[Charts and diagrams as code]
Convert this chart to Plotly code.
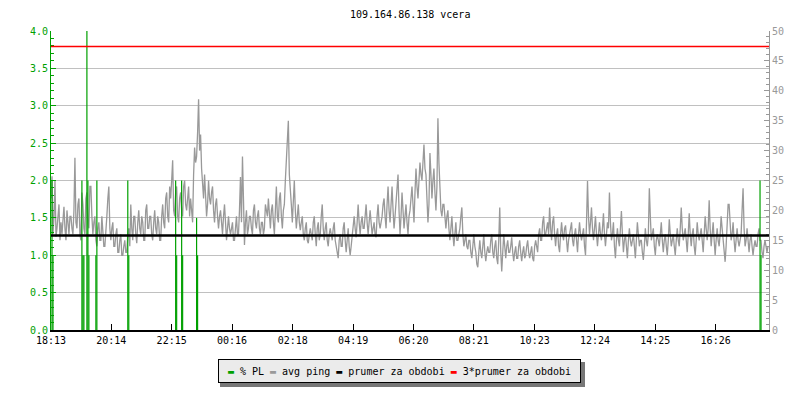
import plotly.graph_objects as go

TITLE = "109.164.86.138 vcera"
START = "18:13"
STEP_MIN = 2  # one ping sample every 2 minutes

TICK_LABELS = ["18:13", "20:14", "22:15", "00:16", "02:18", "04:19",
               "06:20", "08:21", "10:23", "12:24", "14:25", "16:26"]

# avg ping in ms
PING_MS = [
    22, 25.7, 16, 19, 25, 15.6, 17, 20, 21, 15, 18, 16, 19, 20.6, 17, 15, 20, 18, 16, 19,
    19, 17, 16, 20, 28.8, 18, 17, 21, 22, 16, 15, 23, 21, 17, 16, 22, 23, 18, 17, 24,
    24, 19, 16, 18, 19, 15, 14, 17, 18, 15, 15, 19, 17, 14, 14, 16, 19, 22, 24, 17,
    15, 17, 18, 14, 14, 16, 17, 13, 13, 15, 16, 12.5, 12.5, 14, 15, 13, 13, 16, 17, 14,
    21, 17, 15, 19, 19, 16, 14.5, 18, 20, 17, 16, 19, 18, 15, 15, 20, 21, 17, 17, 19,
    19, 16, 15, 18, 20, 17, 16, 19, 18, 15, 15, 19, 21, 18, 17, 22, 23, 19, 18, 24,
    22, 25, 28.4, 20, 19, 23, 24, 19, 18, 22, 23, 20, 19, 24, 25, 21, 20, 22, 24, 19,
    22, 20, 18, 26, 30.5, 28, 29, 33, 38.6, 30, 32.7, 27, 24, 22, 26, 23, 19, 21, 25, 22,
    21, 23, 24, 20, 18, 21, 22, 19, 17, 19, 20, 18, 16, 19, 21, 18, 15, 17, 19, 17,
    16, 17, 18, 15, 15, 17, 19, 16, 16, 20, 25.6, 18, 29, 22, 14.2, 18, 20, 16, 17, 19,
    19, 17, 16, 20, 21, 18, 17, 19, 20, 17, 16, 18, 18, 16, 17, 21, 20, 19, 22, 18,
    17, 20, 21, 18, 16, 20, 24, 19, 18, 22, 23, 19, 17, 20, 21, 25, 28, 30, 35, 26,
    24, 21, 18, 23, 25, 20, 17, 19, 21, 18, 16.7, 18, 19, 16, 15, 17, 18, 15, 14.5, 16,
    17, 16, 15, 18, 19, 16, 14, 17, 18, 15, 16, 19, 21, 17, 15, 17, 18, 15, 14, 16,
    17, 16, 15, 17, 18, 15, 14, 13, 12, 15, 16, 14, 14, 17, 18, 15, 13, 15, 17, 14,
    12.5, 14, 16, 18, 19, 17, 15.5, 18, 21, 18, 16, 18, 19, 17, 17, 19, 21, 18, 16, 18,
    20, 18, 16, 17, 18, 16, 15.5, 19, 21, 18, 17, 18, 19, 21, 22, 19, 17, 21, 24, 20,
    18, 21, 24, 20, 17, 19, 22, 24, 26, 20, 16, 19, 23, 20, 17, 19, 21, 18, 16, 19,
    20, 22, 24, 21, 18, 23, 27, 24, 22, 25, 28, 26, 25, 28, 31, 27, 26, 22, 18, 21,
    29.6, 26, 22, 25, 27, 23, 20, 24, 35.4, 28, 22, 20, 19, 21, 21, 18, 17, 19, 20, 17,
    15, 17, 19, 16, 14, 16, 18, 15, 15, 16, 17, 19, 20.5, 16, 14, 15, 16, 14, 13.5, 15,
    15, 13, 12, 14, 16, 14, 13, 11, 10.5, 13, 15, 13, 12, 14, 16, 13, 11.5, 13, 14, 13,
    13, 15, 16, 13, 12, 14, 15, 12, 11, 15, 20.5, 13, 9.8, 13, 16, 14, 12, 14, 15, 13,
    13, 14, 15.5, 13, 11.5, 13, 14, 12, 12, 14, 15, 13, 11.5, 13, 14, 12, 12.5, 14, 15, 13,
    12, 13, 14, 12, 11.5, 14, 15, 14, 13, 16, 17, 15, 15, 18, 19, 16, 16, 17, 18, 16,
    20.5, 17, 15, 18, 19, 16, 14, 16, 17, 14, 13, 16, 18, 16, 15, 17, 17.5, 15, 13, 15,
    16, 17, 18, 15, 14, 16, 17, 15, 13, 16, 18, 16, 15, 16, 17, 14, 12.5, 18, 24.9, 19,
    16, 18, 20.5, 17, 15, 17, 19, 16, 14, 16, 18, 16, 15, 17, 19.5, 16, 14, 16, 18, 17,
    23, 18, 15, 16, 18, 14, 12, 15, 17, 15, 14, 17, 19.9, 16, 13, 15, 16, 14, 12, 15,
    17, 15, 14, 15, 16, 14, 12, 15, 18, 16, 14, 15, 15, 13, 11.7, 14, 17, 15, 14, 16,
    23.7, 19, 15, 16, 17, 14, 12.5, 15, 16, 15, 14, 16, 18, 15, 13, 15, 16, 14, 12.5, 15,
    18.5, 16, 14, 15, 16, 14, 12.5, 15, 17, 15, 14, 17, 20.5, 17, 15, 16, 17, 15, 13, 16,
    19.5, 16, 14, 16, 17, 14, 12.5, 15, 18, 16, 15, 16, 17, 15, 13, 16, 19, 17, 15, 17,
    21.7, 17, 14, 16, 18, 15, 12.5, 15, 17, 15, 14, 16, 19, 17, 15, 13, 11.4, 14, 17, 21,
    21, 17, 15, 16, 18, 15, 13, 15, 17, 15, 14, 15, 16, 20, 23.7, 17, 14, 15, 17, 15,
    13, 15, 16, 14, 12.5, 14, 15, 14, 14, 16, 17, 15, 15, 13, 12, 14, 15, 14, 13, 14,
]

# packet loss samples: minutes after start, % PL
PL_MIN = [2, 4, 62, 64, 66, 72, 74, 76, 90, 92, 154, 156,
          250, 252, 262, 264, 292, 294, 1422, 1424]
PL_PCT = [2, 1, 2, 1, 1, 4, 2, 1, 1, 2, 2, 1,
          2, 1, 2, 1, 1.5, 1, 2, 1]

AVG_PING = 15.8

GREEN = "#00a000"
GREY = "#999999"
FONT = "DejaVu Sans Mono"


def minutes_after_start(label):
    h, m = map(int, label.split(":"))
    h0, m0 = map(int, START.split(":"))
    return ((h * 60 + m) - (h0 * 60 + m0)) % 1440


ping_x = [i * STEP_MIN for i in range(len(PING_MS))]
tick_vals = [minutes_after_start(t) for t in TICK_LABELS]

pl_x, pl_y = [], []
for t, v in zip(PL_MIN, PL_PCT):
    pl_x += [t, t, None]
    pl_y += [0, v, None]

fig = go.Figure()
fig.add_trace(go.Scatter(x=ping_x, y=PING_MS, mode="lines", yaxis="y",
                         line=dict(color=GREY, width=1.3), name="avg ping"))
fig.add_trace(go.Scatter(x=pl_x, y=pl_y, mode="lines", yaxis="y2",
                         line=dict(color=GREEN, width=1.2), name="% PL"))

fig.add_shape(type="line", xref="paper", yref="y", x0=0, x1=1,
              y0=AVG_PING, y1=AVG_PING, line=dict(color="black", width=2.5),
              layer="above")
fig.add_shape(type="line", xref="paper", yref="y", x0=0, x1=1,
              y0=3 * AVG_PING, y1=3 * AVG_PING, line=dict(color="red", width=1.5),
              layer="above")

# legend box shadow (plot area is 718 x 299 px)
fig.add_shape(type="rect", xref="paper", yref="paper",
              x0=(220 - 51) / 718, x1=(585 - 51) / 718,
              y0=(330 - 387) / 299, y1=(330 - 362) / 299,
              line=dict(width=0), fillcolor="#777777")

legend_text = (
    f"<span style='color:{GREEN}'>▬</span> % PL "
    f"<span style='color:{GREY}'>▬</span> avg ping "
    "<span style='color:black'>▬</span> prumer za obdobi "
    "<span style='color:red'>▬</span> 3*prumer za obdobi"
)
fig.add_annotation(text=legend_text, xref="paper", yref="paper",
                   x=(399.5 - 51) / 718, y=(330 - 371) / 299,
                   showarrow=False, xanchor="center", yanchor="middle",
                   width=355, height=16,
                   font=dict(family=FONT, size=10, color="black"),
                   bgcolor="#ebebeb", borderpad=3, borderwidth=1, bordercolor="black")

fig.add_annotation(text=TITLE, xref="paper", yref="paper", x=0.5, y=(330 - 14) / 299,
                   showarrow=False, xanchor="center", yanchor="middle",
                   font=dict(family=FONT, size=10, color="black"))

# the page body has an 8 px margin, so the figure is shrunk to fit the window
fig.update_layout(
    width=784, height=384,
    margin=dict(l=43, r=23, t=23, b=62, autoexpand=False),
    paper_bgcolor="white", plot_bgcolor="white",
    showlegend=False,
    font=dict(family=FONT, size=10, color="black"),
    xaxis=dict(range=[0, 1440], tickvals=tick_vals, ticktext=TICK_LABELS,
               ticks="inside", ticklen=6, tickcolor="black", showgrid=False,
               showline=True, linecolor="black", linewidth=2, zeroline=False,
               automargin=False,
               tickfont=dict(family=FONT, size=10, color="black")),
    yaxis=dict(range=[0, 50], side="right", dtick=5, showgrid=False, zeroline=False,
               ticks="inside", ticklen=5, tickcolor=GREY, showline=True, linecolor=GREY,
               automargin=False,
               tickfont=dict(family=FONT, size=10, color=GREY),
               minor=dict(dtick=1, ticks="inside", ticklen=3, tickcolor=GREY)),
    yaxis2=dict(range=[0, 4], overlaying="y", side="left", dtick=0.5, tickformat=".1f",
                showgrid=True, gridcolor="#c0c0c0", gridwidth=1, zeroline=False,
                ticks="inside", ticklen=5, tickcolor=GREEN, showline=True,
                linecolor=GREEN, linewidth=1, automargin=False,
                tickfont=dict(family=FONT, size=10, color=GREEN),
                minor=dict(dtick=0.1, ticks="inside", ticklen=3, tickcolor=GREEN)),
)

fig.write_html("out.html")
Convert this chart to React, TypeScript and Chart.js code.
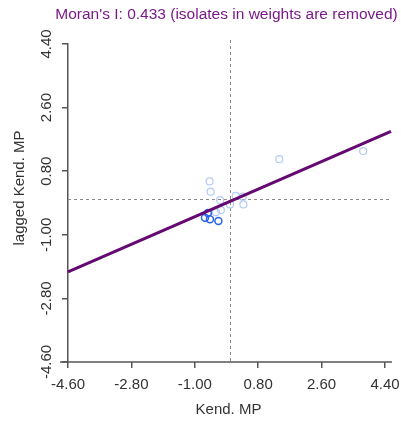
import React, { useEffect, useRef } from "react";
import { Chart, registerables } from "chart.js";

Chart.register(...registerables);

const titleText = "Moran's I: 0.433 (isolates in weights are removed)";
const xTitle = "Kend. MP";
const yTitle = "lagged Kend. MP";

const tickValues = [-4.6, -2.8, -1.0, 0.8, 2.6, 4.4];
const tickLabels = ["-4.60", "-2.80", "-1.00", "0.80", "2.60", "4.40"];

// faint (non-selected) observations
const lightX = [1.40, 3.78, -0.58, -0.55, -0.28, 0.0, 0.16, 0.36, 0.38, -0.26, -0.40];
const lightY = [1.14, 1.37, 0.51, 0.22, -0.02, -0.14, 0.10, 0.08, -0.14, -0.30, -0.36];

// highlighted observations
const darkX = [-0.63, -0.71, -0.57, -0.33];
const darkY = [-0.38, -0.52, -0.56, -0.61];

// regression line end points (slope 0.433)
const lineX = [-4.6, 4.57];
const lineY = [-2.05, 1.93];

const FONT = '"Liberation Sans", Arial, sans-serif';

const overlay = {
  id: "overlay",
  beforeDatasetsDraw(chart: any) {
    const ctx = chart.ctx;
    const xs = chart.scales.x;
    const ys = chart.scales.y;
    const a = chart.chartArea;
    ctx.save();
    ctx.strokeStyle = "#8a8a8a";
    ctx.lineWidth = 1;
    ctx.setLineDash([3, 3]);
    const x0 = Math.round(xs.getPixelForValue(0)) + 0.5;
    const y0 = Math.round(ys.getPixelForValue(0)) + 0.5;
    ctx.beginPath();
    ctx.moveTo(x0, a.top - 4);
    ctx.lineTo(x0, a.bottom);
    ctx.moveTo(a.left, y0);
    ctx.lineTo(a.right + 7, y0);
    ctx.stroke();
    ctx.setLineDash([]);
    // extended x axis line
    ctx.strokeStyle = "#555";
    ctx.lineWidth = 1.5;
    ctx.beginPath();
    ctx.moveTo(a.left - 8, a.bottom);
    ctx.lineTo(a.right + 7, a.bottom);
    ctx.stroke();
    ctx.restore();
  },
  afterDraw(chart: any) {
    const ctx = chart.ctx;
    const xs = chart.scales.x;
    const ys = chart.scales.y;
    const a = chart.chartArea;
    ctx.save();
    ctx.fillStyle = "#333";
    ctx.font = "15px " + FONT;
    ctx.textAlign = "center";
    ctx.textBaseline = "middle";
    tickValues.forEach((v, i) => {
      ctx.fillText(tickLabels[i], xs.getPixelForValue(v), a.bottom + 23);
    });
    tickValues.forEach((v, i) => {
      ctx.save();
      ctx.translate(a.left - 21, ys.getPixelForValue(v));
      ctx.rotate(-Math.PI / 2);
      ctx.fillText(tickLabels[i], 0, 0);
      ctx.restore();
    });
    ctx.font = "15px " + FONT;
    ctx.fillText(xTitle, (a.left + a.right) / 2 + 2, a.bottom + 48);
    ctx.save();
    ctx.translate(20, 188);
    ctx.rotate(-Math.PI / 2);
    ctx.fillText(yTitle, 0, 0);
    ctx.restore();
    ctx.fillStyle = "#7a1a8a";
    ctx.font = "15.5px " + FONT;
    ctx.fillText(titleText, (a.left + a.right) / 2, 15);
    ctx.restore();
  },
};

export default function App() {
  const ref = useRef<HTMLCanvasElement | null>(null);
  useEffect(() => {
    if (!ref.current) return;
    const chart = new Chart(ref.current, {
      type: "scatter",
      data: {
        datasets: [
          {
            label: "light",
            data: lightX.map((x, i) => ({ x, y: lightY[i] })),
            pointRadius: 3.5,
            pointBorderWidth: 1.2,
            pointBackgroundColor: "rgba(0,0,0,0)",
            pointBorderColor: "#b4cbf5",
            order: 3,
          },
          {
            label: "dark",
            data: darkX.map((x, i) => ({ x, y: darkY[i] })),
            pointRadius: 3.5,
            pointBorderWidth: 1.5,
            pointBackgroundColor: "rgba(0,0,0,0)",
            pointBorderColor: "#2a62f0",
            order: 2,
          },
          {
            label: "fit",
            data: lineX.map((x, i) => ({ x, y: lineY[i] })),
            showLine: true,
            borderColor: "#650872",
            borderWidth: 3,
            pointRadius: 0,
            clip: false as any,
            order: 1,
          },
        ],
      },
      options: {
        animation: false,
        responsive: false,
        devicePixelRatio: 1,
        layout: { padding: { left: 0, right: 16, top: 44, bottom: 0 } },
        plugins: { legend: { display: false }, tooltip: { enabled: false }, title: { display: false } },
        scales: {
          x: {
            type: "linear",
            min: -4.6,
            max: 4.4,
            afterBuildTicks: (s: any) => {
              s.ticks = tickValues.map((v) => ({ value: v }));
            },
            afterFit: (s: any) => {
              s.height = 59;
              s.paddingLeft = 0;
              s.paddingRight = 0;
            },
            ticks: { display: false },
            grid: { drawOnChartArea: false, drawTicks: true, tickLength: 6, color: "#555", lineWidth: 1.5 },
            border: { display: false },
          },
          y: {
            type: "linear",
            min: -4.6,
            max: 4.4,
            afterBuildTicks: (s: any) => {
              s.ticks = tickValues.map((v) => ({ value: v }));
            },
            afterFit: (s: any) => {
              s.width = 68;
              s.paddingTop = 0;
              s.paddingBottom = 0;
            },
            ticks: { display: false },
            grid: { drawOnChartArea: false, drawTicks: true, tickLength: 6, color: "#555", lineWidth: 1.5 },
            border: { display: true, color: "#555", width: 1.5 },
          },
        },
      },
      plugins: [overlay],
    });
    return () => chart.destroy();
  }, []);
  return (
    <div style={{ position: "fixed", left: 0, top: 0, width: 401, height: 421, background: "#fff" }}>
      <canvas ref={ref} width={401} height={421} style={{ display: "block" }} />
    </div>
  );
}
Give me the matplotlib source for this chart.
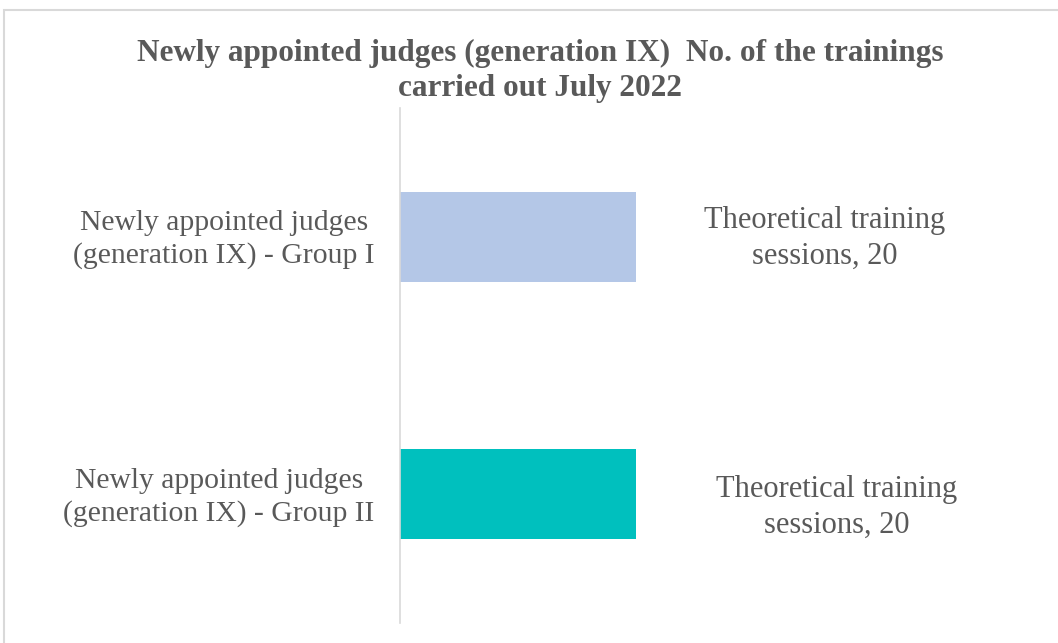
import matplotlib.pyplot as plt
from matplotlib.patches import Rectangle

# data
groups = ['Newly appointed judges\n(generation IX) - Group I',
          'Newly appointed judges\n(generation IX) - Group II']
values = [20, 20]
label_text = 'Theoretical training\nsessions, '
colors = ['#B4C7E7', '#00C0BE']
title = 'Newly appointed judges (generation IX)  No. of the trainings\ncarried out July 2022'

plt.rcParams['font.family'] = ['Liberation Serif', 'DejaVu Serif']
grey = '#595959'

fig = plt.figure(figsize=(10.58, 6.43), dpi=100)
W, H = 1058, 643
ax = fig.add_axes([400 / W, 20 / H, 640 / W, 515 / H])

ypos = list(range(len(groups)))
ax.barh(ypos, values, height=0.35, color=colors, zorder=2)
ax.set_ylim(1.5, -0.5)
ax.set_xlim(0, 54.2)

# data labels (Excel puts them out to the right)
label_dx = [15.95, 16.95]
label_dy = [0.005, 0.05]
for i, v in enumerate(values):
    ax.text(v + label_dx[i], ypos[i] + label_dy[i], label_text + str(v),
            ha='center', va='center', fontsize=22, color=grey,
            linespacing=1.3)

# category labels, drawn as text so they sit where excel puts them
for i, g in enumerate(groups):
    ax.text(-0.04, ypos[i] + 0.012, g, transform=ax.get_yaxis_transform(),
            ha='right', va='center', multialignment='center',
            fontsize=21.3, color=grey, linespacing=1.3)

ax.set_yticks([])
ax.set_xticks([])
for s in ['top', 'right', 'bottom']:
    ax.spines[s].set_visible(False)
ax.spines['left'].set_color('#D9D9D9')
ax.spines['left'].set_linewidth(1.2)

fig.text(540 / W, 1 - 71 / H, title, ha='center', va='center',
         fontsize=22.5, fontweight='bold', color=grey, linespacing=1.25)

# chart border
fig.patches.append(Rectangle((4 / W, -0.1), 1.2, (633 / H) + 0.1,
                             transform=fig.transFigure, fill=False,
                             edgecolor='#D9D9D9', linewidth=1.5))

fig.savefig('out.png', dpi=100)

## Your objective
Retype only the lines above from the one with "Convert this chart to React, TypeScript" through the one with "Chart.register(...registerables);", exactly and with both ends. Images stay out.

## Written response
Convert this chart to React, TypeScript and Chart.js code.
import React, { useEffect, useRef } from "react";
import { Chart, registerables } from "chart.js";

Chart.register(...registerables);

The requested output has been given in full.